>> Start Supplied information
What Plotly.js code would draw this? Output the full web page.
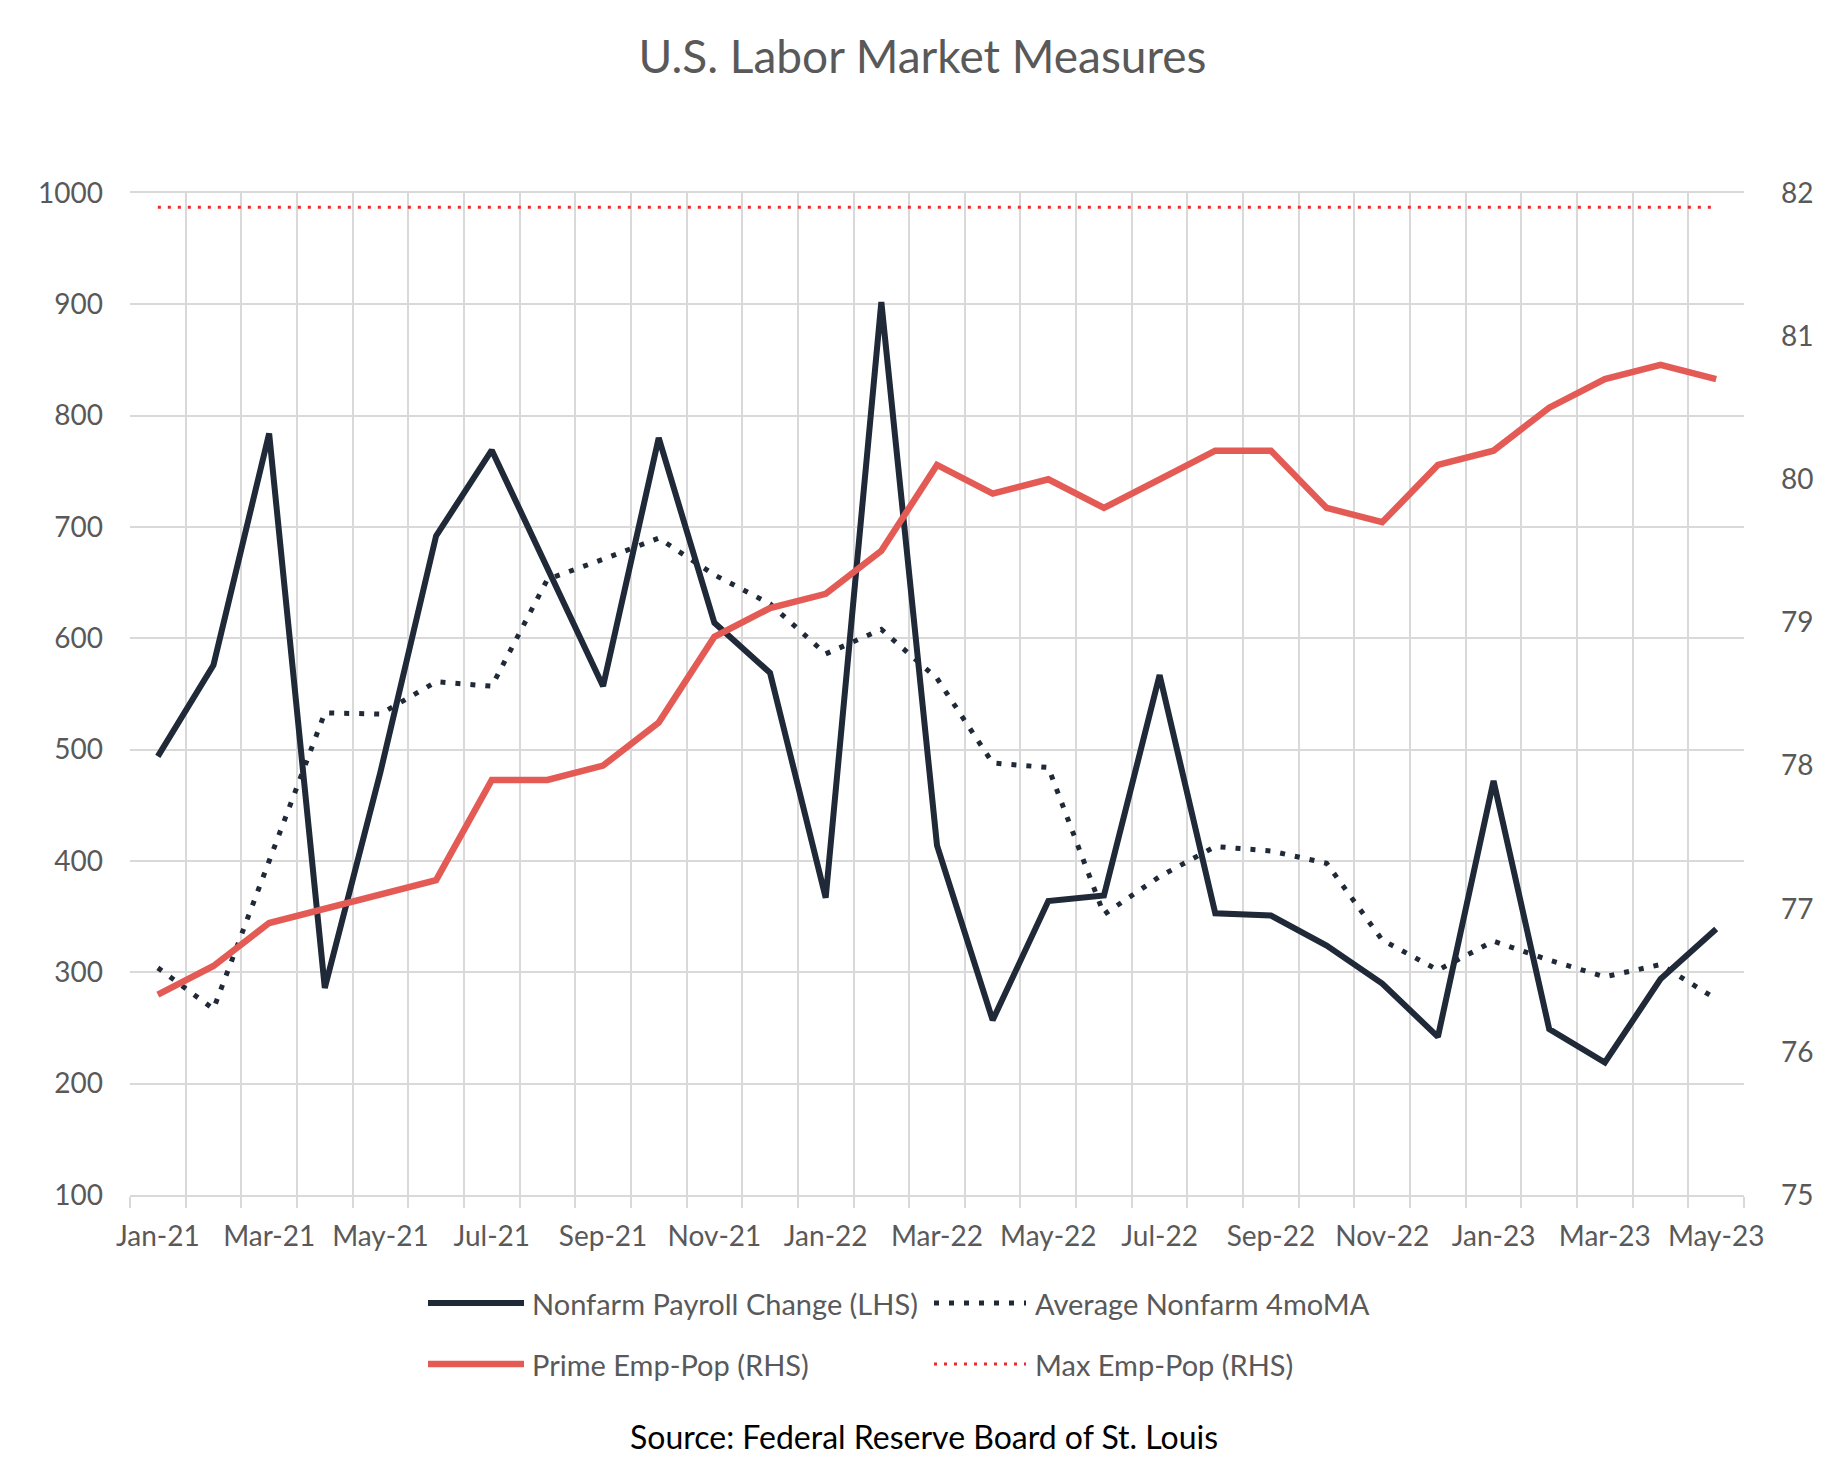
>> End Supplied information
>> Start Supplied information
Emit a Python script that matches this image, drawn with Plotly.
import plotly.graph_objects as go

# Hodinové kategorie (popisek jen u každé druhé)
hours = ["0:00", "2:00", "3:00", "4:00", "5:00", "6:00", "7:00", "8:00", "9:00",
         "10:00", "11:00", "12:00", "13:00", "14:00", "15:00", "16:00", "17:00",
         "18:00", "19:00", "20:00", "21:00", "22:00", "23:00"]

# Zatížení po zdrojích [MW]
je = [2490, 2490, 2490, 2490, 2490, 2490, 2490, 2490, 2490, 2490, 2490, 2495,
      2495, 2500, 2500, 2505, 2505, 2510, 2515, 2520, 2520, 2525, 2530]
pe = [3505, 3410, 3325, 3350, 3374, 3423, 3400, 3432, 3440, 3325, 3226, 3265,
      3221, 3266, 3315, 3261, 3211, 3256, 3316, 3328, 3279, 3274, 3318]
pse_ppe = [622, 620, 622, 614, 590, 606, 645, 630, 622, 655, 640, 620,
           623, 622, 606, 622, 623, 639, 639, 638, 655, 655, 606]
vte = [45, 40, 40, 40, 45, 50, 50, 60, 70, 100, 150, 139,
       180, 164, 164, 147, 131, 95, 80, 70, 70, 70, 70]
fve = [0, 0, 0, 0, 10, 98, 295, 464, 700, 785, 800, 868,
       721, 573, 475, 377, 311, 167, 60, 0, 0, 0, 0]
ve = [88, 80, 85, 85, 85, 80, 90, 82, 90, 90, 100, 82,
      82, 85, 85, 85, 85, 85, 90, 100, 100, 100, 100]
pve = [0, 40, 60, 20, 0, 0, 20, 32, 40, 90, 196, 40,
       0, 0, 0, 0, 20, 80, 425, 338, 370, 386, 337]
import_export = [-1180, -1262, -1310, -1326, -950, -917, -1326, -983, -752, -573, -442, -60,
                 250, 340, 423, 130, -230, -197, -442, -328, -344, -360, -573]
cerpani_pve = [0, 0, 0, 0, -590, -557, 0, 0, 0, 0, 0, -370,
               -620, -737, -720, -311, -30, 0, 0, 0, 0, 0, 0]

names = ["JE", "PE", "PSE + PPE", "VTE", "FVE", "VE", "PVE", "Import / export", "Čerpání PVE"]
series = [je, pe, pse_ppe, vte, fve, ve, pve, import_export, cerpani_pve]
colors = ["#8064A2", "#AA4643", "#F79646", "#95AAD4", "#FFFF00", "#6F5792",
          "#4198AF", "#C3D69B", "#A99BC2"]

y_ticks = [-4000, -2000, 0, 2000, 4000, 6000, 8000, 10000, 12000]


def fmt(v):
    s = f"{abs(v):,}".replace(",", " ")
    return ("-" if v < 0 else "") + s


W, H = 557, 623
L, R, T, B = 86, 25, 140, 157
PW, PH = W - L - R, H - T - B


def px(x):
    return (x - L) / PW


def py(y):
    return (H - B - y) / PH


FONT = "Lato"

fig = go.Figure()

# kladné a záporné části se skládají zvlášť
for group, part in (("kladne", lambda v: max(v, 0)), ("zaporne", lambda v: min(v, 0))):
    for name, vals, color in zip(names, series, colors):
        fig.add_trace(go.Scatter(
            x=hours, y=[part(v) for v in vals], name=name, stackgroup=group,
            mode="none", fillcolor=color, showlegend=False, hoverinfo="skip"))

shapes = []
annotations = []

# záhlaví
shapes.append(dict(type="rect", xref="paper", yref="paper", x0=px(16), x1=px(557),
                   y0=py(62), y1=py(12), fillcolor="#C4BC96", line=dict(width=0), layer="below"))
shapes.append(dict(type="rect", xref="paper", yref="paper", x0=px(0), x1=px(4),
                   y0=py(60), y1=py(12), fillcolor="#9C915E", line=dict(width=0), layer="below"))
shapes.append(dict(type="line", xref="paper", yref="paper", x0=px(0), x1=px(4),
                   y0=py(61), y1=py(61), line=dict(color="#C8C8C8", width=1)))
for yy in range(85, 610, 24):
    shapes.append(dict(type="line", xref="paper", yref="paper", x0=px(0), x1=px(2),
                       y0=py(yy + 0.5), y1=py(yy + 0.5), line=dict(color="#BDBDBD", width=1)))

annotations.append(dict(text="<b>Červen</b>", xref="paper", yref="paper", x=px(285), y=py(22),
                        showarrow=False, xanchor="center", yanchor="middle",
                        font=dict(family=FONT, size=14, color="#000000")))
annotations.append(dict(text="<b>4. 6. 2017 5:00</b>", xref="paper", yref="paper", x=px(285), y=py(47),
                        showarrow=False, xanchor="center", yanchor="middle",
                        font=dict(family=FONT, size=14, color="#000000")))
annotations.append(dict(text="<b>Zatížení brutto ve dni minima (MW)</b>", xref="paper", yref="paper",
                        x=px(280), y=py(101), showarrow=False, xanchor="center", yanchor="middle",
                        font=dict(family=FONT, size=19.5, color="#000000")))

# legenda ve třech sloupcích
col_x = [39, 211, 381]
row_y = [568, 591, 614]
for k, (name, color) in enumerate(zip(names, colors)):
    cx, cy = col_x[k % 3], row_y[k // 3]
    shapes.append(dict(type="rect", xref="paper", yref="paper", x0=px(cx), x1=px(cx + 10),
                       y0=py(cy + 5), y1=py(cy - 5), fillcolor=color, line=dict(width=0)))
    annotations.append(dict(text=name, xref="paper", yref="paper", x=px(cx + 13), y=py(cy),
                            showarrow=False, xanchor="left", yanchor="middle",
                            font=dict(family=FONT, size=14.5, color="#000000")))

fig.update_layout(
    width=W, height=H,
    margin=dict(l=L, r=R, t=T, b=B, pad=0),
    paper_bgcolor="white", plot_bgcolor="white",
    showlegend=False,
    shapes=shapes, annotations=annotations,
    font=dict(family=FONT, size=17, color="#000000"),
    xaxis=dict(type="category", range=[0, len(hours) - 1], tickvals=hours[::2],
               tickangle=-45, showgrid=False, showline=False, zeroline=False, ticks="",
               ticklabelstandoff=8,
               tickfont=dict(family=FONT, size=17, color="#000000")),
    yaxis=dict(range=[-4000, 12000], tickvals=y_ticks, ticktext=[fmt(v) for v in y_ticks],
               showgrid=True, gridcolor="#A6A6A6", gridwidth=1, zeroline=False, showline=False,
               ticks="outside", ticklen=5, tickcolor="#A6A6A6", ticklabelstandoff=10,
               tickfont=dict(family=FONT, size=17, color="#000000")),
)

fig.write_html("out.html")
>> End Supplied information
> **Requirement**: Everything from the line with "Emit a Python" through the line with "import plotly.graph_objects as go", both ends included, should be repeated exactly; nothing else should appear.

> **Expected answer**:
Emit a Python script that matches this image, drawn with Plotly.
import plotly.graph_objects as go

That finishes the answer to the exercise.